Entanglement monotones and transformations of symmetric bipartite states

TL;DR

This paper develops methods to compute entanglement monotones for symmetric bipartite states, enabling precise conditions for state transformations in quantum resource theories.

Contribution

It introduces a way to compute convex roofs of entanglement measures for Werner and isotropic states, and provides criteria for deterministic state conversions.

Findings

Closed-form convex roof calculations for Werner states.

Convex roof of Vidal monotones for isotropic states.
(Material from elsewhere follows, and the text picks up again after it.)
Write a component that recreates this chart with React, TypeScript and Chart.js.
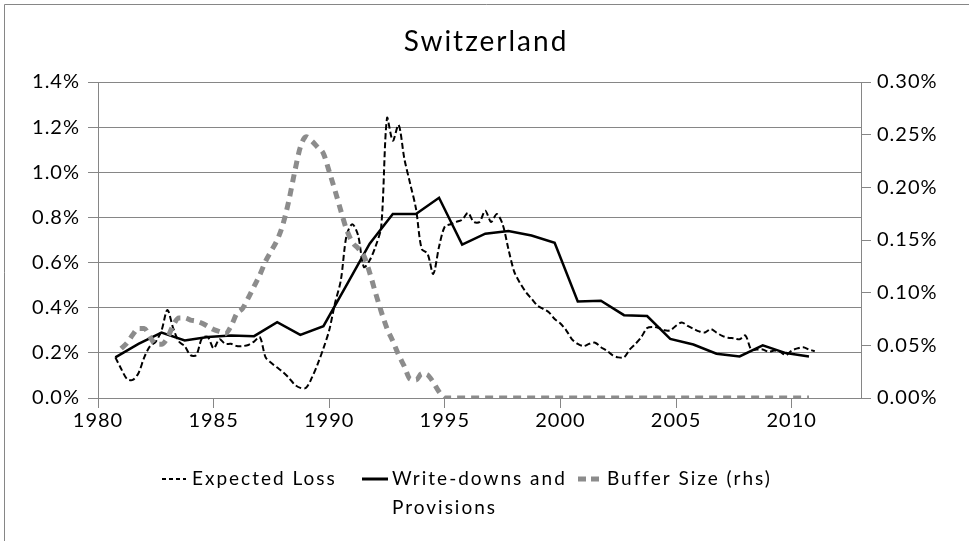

Necessary and sufficient conditions for state transformations.

Abstract

The primary goal in the study of entanglement as a resource theory is to find conditions that determine when one quantum state can or cannot be transformed into another via local operations and classical communication. This is typically done through entanglement monotones or conversion witnesses. Such quantities cannot be computed for arbitrary quantum states in general, but it is useful to consider classes of symmetric states for which closed-form expressions can be found. In this paper, we show how to compute the convex roof of any entanglement monotone for all Werner states. The convex roofs of the well-known Vidal monotones are computed for all isotropic states, and we show how this method can generalize to other entanglement measures and other types of symmetries as well. We also present necessary and sufficient conditions that determine when a pure bipartite state can be deterministically converted into a Werner state or an isotropic state.